GIVEN REQUEST
Exactly as written, quote every line that follows, skipping the images.

******************************

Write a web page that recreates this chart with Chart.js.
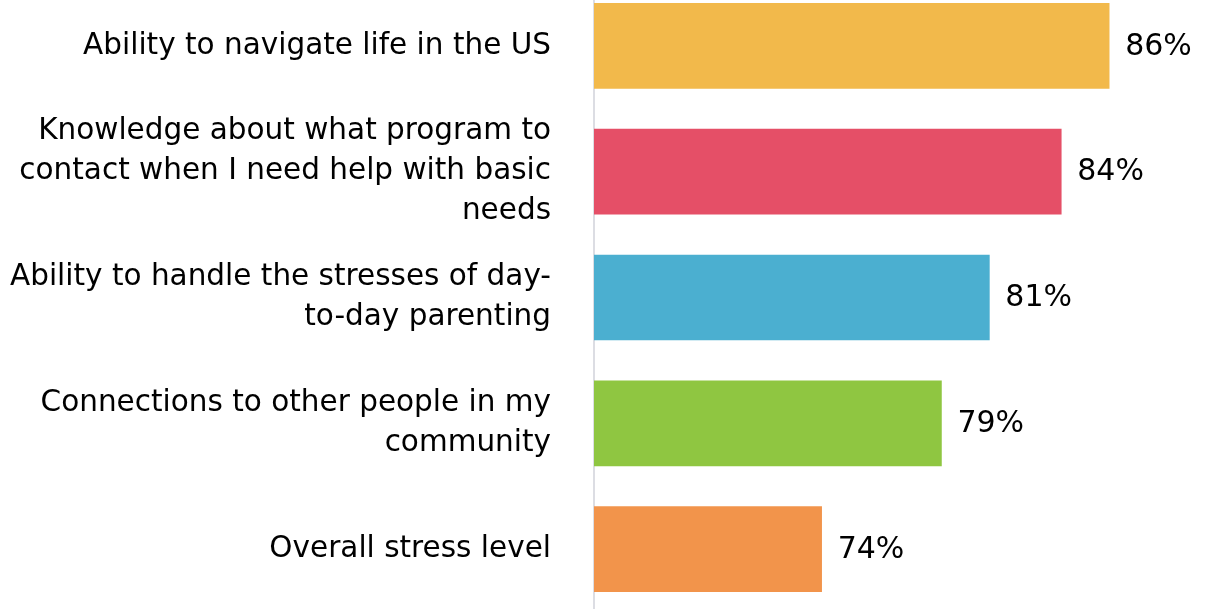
<!DOCTYPE html>
<html>
<head>
<meta charset="utf-8">
<script src="https://cdn.jsdelivr.net/npm/chart.js@4"></script>
<style>
  html, body { margin: 0; padding: 0; background: #fff; overflow: hidden; }
  #wrap { position: relative; width: 1205px; height: 629px; margin-top: -17px; }
</style>
</head>
<body>
<div id="wrap"><canvas id="myChart"></canvas></div>
<script>
// chart data
let categories = [
    ['Ability to navigate life in the US'],
    ['Knowledge about what program to', 'contact when I need help with basic', 'needs'],
    ['Ability to handle the stresses of day-', 'to-day parenting'],
    ['Connections to other people in my', 'community'],
    ['Overall stress level']
];
let percentValues = [86, 84, 81, 79, 74];
let barColors = ['#F2B94B', '#E54F67', '#4BAFD0', '#8FC641', '#F2944B'];

let labelFont = '"DejaVu Sans", sans-serif';

// draws "86%" to the right of each bar
let valueLabels = {
    id: 'valueLabels',
    afterDatasetsDraw(chart) {
        let ctx = chart.ctx;
        let meta = chart.getDatasetMeta(0);
        ctx.save();
        ctx.font = '30px ' + labelFont;
        ctx.fillStyle = '#000';
        ctx.textAlign = 'left';
        ctx.textBaseline = 'middle';
        meta.data.forEach(function (bar, i) {
            ctx.fillText(percentValues[i] + '%', bar.x + 16, bar.y + 1);
        });
        ctx.restore();
    }
};

let ctx = document.getElementById('myChart').getContext('2d');
let myChart = new Chart(ctx, {
    type: 'bar',
    data: {
        labels: categories,
        datasets: [{
            data: percentValues,
            backgroundColor: barColors,
            borderWidth: 0,
            barThickness: 85
        }]
    },
    options: {
        indexAxis: 'y',
        responsive: true,
        maintainAspectRatio: false,
        animation: false,
        layout: { padding: 0 },
        plugins: {
            legend: { display: false },
            tooltip: { enabled: false }
        },
        scales: {
            x: {
                display: false,
                min: 64.5,
                max: 90
            },
            y: {
                grid: { display: false, drawTicks: false },
                border: { display: true, color: '#dcdde3', width: 2 },
                ticks: {
                    color: '#000',
                    padding: 43,
                    font: { family: labelFont, size: 29.5, lineHeight: 1.36 }
                },
                afterFit: function (scale) {
                    scale.width = 594;
                    scale.paddingTop = 0;
                    scale.paddingBottom = 0;
                }
            }
        }
    },
    plugins: [valueLabels]
});
</script>
</body>
</html>
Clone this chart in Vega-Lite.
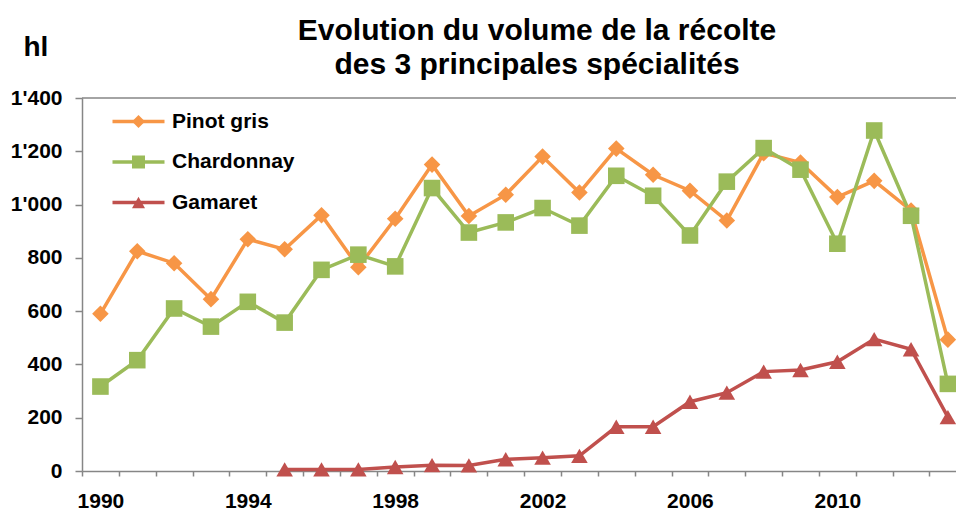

******************************

THE RESULT
Write a web page that recreates this chart with Chart.js.
<!DOCTYPE html>
<html>
<head>
<meta charset="utf-8">
<script src="https://cdn.jsdelivr.net/npm/chart.js@4"></script>
<style>
  html, body { margin: 0; padding: 0; background: #fff; overflow: hidden; }
  #wrap { position: relative; width: 1205px; height: 629px; margin-top: -17px; }
</style>
</head>
<body>
<div id="wrap"><canvas id="myChart"></canvas></div>
<script>
// chart data
let categories = [
    ['Ability to navigate life in the US'],
    ['Knowledge about what program to', 'contact when I need help with basic', 'needs'],
    ['Ability to handle the stresses of day-', 'to-day parenting'],
    ['Connections to other people in my', 'community'],
    ['Overall stress level']
];
let percentValues = [86, 84, 81, 79, 74];
let barColors = ['#F2B94B', '#E54F67', '#4BAFD0', '#8FC641', '#F2944B'];

let labelFont = '"DejaVu Sans", sans-serif';

// draws "86%" to the right of each bar
let valueLabels = {
    id: 'valueLabels',
    afterDatasetsDraw(chart) {
        let ctx = chart.ctx;
        let meta = chart.getDatasetMeta(0);
        ctx.save();
        ctx.font = '30px ' + labelFont;
        ctx.fillStyle = '#000';
        ctx.textAlign = 'left';
        ctx.textBaseline = 'middle';
        meta.data.forEach(function (bar, i) {
            ctx.fillText(percentValues[i] + '%', bar.x + 16, bar.y + 1);
        });
        ctx.restore();
    }
};

let ctx = document.getElementById('myChart').getContext('2d');
let myChart = new Chart(ctx, {
    type: 'bar',
    data: {
        labels: categories,
        datasets: [{
            data: percentValues,
            backgroundColor: barColors,
            borderWidth: 0,
            barThickness: 85
        }]
    },
    options: {
        indexAxis: 'y',
        responsive: true,
        maintainAspectRatio: false,
        animation: false,
        layout: { padding: 0 },
        plugins: {
            legend: { display: false },
            tooltip: { enabled: false }
        },
        scales: {
            x: {
                display: false,
                min: 64.5,
                max: 90
            },
            y: {
                grid: { display: false, drawTicks: false },
                border: { display: true, color: '#dcdde3', width: 2 },
                ticks: {
                    color: '#000',
                    padding: 43,
                    font: { family: labelFont, size: 29.5, lineHeight: 1.36 }
                },
                afterFit: function (scale) {
                    scale.width = 594;
                    scale.paddingTop = 0;
                    scale.paddingBottom = 0;
                }
            }
        }
    },
    plugins: [valueLabels]
});
</script>
</body>
</html>
Clone this chart in Vega-Lite.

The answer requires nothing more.